Listed entries:
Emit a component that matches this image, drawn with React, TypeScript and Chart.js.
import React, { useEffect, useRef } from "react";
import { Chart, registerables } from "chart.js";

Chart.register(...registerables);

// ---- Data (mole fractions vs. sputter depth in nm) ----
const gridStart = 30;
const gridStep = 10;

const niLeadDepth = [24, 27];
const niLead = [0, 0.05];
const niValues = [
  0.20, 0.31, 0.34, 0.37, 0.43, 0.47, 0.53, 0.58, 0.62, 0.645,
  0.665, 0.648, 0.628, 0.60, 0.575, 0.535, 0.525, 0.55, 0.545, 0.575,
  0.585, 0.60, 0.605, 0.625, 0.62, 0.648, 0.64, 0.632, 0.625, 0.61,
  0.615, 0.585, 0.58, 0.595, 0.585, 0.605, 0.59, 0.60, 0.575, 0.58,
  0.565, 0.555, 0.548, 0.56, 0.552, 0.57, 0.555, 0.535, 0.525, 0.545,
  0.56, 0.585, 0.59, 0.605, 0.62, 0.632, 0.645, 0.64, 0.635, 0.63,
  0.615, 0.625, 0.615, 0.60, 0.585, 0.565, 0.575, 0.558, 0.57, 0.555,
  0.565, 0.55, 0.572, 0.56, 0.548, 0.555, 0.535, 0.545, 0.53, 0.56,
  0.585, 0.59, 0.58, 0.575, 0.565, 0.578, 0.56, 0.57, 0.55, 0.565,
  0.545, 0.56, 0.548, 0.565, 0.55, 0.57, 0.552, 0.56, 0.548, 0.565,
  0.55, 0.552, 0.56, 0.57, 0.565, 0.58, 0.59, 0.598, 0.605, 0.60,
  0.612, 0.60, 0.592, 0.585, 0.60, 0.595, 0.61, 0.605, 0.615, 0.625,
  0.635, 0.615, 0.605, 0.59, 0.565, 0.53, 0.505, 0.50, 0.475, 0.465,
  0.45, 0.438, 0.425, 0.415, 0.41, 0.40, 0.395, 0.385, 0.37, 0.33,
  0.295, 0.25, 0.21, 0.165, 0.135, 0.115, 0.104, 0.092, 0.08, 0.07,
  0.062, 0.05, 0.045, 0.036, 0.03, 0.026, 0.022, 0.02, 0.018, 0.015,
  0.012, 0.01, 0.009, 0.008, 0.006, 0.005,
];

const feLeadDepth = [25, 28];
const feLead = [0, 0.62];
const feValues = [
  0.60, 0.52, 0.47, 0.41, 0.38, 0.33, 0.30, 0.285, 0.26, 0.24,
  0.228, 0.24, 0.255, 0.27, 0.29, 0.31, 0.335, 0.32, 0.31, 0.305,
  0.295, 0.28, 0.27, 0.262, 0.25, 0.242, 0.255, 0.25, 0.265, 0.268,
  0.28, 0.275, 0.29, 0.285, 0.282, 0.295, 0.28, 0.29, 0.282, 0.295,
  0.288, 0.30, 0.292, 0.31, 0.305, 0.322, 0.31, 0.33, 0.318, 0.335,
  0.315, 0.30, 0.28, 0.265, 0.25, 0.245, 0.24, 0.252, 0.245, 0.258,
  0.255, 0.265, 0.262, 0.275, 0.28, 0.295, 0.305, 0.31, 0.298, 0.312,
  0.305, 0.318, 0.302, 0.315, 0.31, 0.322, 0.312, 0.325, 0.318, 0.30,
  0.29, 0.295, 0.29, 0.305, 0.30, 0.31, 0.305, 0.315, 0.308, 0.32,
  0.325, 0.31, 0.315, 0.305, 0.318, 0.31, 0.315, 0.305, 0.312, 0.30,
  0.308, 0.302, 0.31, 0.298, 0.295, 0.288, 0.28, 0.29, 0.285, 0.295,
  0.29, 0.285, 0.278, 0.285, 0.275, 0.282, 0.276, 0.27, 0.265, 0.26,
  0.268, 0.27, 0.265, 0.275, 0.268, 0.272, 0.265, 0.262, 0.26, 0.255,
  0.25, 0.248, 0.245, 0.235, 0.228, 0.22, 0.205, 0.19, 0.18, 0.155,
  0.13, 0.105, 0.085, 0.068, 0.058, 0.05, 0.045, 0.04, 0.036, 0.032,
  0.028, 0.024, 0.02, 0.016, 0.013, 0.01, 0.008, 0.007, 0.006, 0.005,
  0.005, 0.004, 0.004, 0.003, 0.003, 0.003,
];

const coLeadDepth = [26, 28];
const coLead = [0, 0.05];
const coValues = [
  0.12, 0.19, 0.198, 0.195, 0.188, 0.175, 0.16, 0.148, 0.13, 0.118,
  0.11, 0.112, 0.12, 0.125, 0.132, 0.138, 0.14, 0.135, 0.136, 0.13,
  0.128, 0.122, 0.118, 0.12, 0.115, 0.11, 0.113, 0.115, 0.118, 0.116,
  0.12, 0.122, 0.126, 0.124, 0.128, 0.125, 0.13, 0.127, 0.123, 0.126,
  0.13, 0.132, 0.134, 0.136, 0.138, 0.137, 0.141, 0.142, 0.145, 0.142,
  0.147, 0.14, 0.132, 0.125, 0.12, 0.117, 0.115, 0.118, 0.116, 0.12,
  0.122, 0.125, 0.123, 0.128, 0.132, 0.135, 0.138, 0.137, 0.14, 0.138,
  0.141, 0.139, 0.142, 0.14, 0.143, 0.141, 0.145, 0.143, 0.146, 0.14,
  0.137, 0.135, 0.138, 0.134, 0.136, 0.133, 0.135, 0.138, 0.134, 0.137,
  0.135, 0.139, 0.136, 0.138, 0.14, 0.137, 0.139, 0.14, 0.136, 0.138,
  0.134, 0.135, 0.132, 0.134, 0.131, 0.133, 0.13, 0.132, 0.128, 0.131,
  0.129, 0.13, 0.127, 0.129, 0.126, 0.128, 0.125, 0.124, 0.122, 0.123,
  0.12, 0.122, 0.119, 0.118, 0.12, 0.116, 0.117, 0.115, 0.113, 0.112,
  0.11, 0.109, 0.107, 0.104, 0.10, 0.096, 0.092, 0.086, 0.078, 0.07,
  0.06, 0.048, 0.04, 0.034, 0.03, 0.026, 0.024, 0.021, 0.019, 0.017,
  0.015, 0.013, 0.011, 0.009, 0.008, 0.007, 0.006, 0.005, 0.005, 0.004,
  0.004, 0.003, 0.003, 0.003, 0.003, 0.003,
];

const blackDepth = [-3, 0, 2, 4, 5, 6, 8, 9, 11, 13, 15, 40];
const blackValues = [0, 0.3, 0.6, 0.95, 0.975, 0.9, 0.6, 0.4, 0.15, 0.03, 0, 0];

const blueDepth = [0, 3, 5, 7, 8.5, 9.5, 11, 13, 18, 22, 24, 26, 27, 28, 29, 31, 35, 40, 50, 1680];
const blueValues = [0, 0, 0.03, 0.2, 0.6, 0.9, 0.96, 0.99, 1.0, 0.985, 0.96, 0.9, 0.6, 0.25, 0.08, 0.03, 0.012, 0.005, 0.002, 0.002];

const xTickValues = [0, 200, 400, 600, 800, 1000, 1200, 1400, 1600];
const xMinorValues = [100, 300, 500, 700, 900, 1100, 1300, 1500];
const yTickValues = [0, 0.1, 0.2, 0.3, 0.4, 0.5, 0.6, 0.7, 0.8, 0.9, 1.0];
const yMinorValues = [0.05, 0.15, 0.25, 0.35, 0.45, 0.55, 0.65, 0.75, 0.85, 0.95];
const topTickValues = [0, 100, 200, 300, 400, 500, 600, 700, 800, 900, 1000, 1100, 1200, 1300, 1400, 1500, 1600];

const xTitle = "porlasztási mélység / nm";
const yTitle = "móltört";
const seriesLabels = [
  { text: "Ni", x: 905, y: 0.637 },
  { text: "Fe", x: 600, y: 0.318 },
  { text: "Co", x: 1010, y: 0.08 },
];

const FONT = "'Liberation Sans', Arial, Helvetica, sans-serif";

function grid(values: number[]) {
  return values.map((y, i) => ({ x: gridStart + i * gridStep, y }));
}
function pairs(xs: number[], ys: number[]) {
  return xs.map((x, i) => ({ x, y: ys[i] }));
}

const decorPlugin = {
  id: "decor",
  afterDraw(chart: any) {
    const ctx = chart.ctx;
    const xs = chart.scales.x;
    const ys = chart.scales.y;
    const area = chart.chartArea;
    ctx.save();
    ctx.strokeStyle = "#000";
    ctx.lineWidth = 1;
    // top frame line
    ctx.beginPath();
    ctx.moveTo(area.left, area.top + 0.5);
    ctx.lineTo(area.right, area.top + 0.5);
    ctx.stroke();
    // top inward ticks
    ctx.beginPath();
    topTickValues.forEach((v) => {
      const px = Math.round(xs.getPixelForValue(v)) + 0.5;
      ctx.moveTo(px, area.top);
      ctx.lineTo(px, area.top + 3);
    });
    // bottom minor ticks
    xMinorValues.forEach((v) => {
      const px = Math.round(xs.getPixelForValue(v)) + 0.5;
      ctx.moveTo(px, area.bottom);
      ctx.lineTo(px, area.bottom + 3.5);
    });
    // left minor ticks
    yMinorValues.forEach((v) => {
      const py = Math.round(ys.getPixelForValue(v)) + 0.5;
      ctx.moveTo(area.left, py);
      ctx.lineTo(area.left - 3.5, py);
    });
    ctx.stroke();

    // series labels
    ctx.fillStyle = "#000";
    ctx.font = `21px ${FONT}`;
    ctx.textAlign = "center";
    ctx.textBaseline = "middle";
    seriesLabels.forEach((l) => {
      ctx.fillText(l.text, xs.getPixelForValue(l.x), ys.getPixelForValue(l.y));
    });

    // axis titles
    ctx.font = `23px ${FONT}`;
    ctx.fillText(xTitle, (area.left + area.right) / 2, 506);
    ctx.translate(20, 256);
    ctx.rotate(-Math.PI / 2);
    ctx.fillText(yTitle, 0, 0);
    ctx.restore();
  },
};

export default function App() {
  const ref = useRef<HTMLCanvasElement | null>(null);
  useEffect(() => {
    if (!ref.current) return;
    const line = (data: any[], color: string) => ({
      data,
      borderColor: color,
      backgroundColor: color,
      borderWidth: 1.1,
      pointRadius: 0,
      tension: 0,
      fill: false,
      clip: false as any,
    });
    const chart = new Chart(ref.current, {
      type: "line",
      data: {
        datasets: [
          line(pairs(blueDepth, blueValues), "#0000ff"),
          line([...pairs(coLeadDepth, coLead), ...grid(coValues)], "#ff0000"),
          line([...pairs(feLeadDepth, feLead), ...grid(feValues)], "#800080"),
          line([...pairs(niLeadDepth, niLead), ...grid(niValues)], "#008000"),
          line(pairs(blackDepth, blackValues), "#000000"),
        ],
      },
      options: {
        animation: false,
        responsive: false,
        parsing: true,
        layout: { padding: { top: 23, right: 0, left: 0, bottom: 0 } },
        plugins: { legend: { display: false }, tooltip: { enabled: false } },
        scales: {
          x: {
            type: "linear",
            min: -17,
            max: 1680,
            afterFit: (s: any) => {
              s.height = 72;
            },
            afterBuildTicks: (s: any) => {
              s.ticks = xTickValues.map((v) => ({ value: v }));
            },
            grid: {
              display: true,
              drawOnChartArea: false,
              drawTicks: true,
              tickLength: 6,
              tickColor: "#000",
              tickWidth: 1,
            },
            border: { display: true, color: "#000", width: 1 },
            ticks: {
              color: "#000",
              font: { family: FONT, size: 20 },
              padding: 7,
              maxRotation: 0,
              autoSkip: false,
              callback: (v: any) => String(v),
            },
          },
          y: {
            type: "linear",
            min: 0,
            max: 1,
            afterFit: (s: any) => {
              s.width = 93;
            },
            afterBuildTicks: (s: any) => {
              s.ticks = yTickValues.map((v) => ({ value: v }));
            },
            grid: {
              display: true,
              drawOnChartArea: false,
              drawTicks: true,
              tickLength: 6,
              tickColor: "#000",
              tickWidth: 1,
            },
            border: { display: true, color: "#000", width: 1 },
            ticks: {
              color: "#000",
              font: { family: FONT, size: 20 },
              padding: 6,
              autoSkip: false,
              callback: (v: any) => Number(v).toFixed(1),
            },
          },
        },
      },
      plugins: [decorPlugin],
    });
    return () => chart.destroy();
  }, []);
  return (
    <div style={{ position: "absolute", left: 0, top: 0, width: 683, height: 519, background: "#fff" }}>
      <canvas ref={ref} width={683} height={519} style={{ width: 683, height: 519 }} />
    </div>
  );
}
---
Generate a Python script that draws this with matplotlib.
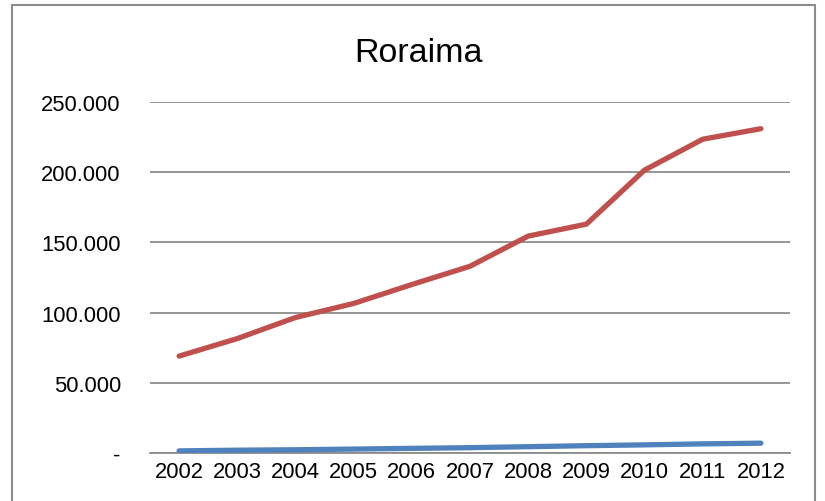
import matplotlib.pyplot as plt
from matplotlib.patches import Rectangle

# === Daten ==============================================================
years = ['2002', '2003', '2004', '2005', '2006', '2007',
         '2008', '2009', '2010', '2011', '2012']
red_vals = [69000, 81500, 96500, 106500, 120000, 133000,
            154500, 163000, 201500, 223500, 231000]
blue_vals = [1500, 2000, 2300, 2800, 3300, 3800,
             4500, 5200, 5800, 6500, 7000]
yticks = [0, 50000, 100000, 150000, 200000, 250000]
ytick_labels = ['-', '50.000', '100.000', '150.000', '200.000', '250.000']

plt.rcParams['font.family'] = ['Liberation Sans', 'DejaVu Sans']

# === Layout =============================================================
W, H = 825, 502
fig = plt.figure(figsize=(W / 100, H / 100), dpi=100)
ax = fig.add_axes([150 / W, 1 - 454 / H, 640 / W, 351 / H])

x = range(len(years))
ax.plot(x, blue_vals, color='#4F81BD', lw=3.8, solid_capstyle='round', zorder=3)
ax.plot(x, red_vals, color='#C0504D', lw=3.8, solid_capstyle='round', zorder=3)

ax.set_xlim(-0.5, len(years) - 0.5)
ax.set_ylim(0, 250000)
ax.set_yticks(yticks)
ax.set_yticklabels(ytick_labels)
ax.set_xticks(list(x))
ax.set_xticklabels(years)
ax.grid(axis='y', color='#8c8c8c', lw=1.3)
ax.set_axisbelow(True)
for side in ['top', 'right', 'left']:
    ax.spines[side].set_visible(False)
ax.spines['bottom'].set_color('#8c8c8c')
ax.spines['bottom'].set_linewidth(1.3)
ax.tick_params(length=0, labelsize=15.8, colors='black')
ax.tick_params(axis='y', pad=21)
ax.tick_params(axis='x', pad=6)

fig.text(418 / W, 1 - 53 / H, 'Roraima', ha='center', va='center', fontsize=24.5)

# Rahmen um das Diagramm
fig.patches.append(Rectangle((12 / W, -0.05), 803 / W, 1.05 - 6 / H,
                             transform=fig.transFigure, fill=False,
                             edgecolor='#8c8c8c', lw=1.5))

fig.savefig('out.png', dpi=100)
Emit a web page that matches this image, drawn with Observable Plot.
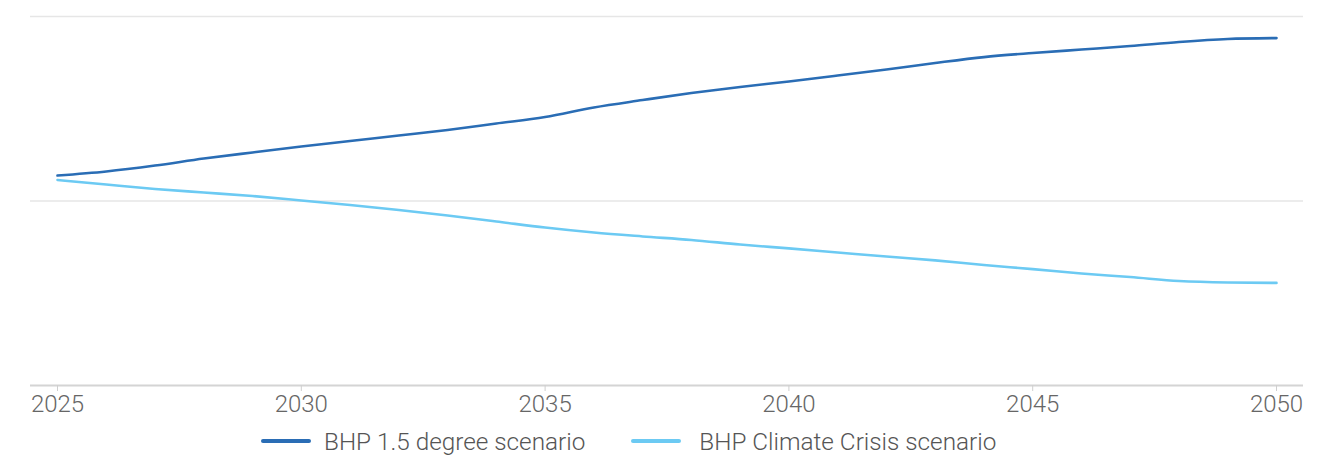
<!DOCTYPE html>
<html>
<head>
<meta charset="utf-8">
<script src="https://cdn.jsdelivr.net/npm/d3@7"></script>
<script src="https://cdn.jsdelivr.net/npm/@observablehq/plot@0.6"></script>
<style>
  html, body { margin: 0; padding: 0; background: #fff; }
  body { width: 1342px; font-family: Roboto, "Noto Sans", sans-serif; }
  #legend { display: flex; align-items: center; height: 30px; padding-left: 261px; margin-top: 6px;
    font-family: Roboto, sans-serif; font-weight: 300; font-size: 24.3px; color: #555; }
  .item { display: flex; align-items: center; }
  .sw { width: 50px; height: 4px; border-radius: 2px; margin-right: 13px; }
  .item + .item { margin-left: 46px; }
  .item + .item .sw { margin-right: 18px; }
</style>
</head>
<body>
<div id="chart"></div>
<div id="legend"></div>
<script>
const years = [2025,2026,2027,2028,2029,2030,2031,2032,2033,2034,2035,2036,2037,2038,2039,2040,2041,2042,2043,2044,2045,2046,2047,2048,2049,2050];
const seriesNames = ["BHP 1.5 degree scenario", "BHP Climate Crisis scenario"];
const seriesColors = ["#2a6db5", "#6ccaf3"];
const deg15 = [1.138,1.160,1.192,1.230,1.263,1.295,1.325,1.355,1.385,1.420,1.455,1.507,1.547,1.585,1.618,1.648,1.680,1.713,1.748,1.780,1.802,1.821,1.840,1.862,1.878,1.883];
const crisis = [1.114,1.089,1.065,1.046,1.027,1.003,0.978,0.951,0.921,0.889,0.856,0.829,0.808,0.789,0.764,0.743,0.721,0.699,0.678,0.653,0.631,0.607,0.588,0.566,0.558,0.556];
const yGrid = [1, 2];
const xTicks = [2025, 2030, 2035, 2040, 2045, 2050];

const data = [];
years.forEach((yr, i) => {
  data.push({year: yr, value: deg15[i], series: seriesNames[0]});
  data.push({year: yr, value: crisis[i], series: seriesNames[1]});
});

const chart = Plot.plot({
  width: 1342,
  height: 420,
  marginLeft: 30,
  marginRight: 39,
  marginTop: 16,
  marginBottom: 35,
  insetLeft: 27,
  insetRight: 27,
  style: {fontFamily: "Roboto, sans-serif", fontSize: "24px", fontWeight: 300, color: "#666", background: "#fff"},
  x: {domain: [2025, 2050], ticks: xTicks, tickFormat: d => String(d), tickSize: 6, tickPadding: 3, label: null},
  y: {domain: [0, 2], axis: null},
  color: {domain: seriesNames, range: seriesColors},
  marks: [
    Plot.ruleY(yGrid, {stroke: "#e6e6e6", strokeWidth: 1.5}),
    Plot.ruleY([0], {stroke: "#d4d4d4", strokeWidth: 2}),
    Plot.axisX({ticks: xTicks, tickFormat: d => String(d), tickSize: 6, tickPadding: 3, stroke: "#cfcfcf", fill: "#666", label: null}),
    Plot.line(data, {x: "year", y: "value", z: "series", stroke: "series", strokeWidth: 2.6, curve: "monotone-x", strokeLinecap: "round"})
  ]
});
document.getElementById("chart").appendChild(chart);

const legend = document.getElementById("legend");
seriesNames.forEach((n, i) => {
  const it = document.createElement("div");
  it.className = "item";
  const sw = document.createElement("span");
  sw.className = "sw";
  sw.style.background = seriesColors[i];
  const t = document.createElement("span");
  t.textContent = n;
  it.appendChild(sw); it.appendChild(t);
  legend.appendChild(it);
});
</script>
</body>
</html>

The problem:
Copy word for word only the lines above from the one with "Generate a Python" through the one with "plt.rcParams['font.family'] = ['Liberation". Leave pictures out.

Exercise output:
Generate a Python script that draws this with matplotlib.
import matplotlib.pyplot as plt
from matplotlib.patches import Rectangle

# === Daten ==============================================================
years = ['2002', '2003', '2004', '2005', '2006', '2007',
         '2008', '2009', '2010', '2011', '2012']
red_vals = [69000, 81500, 96500, 106500, 120000, 133000,
            154500, 163000, 201500, 223500, 231000]
blue_vals = [1500, 2000, 2300, 2800, 3300, 3800,
             4500, 5200, 5800, 6500, 7000]
yticks = [0, 50000, 100000, 150000, 200000, 250000]
ytick_labels = ['-', '50.000', '100.000', '150.000', '200.000', '250.000']

plt.rcParams['font.family'] = ['Liberation Sans', 'DejaVu Sans']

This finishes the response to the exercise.